- Given instruction
Leave out the pictures and restate the rest of the data exactly.

- Data section
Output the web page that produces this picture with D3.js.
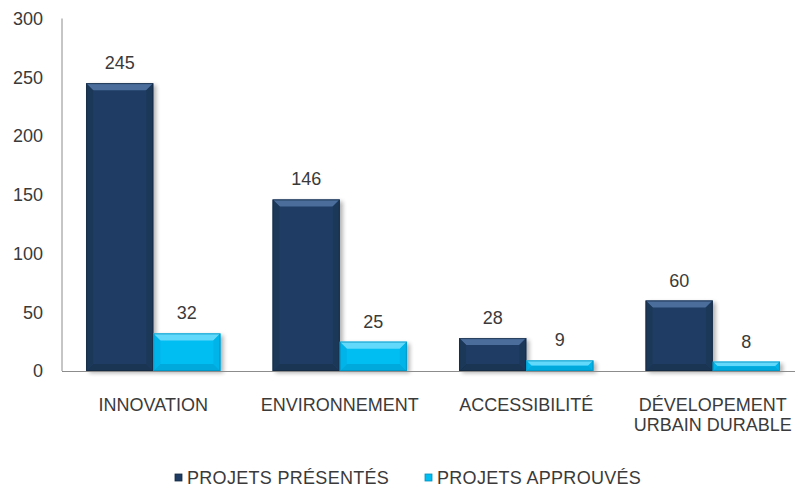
<!DOCTYPE html>
<html><head><meta charset="utf-8">
<script src="https://cdn.jsdelivr.net/npm/d3@7"></script>
<style>
html,body{margin:0;padding:0;background:#fff;}
svg{display:block;font-family:"Liberation Sans",Arial,sans-serif;}
</style></head>
<body><svg id="c" width="795" height="488"></svg>
<script>
const categories = [["INNOVATION"],["ENVIRONNEMENT"],["ACCESSIBILITÉ"],["DÉVELOPEMENT","URBAIN DURABLE"]];
const presentes = [245,146,28,60];
const approuves = [32,25,9,8];
const seriesNames = ["PROJETS PRÉSENTÉS","PROJETS APPROUVÉS"];
const yTicks = [0,50,100,150,200,250,300];

const svg = d3.select("#c");
const defs = svg.append("defs");
const f = defs.append("filter").attr("id","sh").attr("x","-20%").attr("y","-20%").attr("width","150%").attr("height","150%");
f.append("feGaussianBlur").attr("stdDeviation",2);

const x0 = d3.scaleBand().domain(d3.range(categories.length)).range([60,806]).paddingInner(0.28).paddingOuter(0.14);
const x1 = d3.scaleBand().domain([0,1]).range([0,x0.bandwidth()]);
const y = d3.scaleLinear().domain([0,300]).range([371,18.5]);

const txtCol = "#3a3a3a";
const fs = "18px";

// y axis
const yAx = svg.append("g").attr("transform","translate(62,0)")
  .call(d3.axisLeft(y).tickValues(yTicks).tickSize(0).tickPadding(19));
yAx.select(".domain").attr("stroke","#8c8c8c").attr("d","M0,"+y(300)+"V"+y(0));
yAx.selectAll("text").attr("font-size",fs).attr("fill",txtCol).attr("font-family","Liberation Sans, Arial, sans-serif");

const series = [
  {vals:presentes, main:"#1f3d64", light:"#4a6d9c", dark:"#1a3454", side:"#1c3859", edge:"#15293f"},
  {vals:approuves, main:"#00bdf2", light:"#62d8fa", dark:"#00a9dc", side:"#00b3e8", edge:"#0090be"}
];

const bev = 7;
series.forEach((s,si)=>{
  s.vals.forEach((v,i)=>{
    const bx = x0(i)+x1(si), bw = x1.bandwidth(), by = y(v), bh = y(0)-y(v);
    const g = svg.append("g");
    g.append("rect").attr("x",bx+3).attr("y",by+2).attr("width",bw).attr("height",bh)
      .attr("fill","#000").attr("opacity",0.3).attr("filter","url(#sh)");
    g.append("rect").attr("x",bx).attr("y",by).attr("width",bw).attr("height",bh).attr("fill",s.main);
    const b = Math.min(bev, bh/2);
    g.append("polygon").attr("points",[[bx,by],[bx+bw,by],[bx+bw-b,by+b],[bx+b,by+b]].join(" ")).attr("fill",s.light);
    g.append("polygon").attr("points",[[bx,by+bh],[bx+bw,by+bh],[bx+bw-b,by+bh-b],[bx+b,by+bh-b]].join(" ")).attr("fill",s.dark);
    g.append("polygon").attr("points",[[bx,by],[bx+b,by+b],[bx+b,by+bh-b],[bx,by+bh]].join(" ")).attr("fill",s.side);
    g.append("polygon").attr("points",[[bx+bw,by],[bx+bw-b,by+b],[bx+bw-b,by+bh-b],[bx+bw,by+bh]].join(" ")).attr("fill",s.side);
    g.append("rect").attr("x",bx+0.5).attr("y",by+0.5).attr("width",bw-1).attr("height",bh-1).attr("fill","none").attr("stroke",s.edge).attr("stroke-width",1).attr("opacity",0.7);
    svg.append("text").attr("x",bx+bw/2).attr("y",by-14).attr("text-anchor","middle")
      .attr("font-size",fs).attr("fill",txtCol).text(v);
  });
});

// x axis line
svg.append("line").attr("x1",62).attr("x2",795).attr("y1",371.5).attr("y2",371.5).attr("stroke","#8c8c8c");

// category labels
categories.forEach((c,i)=>{
  const cx = x0(i)+x0.bandwidth()/2;
  c.forEach((line,li)=>{
    svg.append("text").attr("x",cx).attr("y",411+li*20).attr("text-anchor","middle")
      .attr("font-size",fs).attr("fill",txtCol).text(line);
  });
});

// legend
const legX = [175,425];
seriesNames.forEach((n,i)=>{
  svg.append("rect").attr("x",legX[i]).attr("y",474).attr("width",7).attr("height",7)
    .attr("fill",series[i].main).attr("stroke",series[i].edge).attr("stroke-width",0.8);
  svg.append("text").attr("x",legX[i]+12).attr("y",484).attr("font-size",fs).attr("fill",txtCol)
    .attr("letter-spacing","0.3px").text(n);
});
</script></body></html>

- Worked answer
Output the web page that produces this picture with D3.js.
<!DOCTYPE html>
<html><head><meta charset="utf-8">
<script src="https://cdn.jsdelivr.net/npm/d3@7"></script>
<style>
html,body{margin:0;padding:0;background:#fff;}
svg{display:block;font-family:"Liberation Sans",Arial,sans-serif;}
</style></head>
<body><svg id="c" width="795" height="488"></svg>
<script>
const categories = [["INNOVATION"],["ENVIRONNEMENT"],["ACCESSIBILITÉ"],["DÉVELOPEMENT","URBAIN DURABLE"]];
const presentes = [245,146,28,60];
const approuves = [32,25,9,8];
const seriesNames = ["PROJETS PRÉSENTÉS","PROJETS APPROUVÉS"];
const yTicks = [0,50,100,150,200,250,300];

const svg = d3.select("#c");
const defs = svg.append("defs");
const f = defs.append("filter").attr("id","sh").attr("x","-20%").attr("y","-20%").attr("width","150%").attr("height","150%");
f.append("feGaussianBlur").attr("stdDeviation",2);

const x0 = d3.scaleBand().domain(d3.range(categories.length)).range([60,806]).paddingInner(0.28).paddingOuter(0.14);
const x1 = d3.scaleBand().domain([0,1]).range([0,x0.bandwidth()]);
const y = d3.scaleLinear().domain([0,300]).range([371,18.5]);

const txtCol = "#3a3a3a";
const fs = "18px";

// y axis
const yAx = svg.append("g").attr("transform","translate(62,0)")
  .call(d3.axisLeft(y).tickValues(yTicks).tickSize(0).tickPadding(19));
yAx.select(".domain").attr("stroke","#8c8c8c").attr("d","M0,"+y(300)+"V"+y(0));
yAx.selectAll("text").attr("font-size",fs).attr("fill",txtCol).attr("font-family","Liberation Sans, Arial, sans-serif");

const series = [
  {vals:presentes, main:"#1f3d64", light:"#4a6d9c", dark:"#1a3454", side:"#1c3859", edge:"#15293f"},
  {vals:approuves, main:"#00bdf2", light:"#62d8fa", dark:"#00a9dc", side:"#00b3e8", edge:"#0090be"}
];

const bev = 7;
series.forEach((s,si)=>{
  s.vals.forEach((v,i)=>{
    const bx = x0(i)+x1(si), bw = x1.bandwidth(), by = y(v), bh = y(0)-y(v);
    const g = svg.append("g");
    g.append("rect").attr("x",bx+3).attr("y",by+2).attr("width",bw).attr("height",bh)
      .attr("fill","#000").attr("opacity",0.3).attr("filter","url(#sh)");
    g.append("rect").attr("x",bx).attr("y",by).attr("width",bw).attr("height",bh).attr("fill",s.main);
    const b = Math.min(bev, bh/2);
    g.append("polygon").attr("points",[[bx,by],[bx+bw,by],[bx+bw-b,by+b],[bx+b,by+b]].join(" ")).attr("fill",s.light);
    g.append("polygon").attr("points",[[bx,by+bh],[bx+bw,by+bh],[bx+bw-b,by+bh-b],[bx+b,by+bh-b]].join(" ")).attr("fill",s.dark);
    g.append("polygon").attr("points",[[bx,by],[bx+b,by+b],[bx+b,by+bh-b],[bx,by+bh]].join(" ")).attr("fill",s.side);
    g.append("polygon").attr("points",[[bx+bw,by],[bx+bw-b,by+b],[bx+bw-b,by+bh-b],[bx+bw,by+bh]].join(" ")).attr("fill",s.side);
    g.append("rect").attr("x",bx+0.5).attr("y",by+0.5).attr("width",bw-1).attr("height",bh-1).attr("fill","none").attr("stroke",s.edge).attr("stroke-width",1).attr("opacity",0.7);
    svg.append("text").attr("x",bx+bw/2).attr("y",by-14).attr("text-anchor","middle")
      .attr("font-size",fs).attr("fill",txtCol).text(v);
  });
});

// x axis line
svg.append("line").attr("x1",62).attr("x2",795).attr("y1",371.5).attr("y2",371.5).attr("stroke","#8c8c8c");

// category labels
categories.forEach((c,i)=>{
  const cx = x0(i)+x0.bandwidth()/2;
  c.forEach((line,li)=>{
    svg.append("text").attr("x",cx).attr("y",411+li*20).attr("text-anchor","middle")
      .attr("font-size",fs).attr("fill",txtCol).text(line);
  });
});

// legend
const legX = [175,425];
seriesNames.forEach((n,i)=>{
  svg.append("rect").attr("x",legX[i]).attr("y",474).attr("width",7).attr("height",7)
    .attr("fill",series[i].main).attr("stroke",series[i].edge).attr("stroke-width",0.8);
  svg.append("text").attr("x",legX[i]+12).attr("y",484).attr("font-size",fs).attr("fill",txtCol)
    .attr("letter-spacing","0.3px").text(n);
});
</script></body></html>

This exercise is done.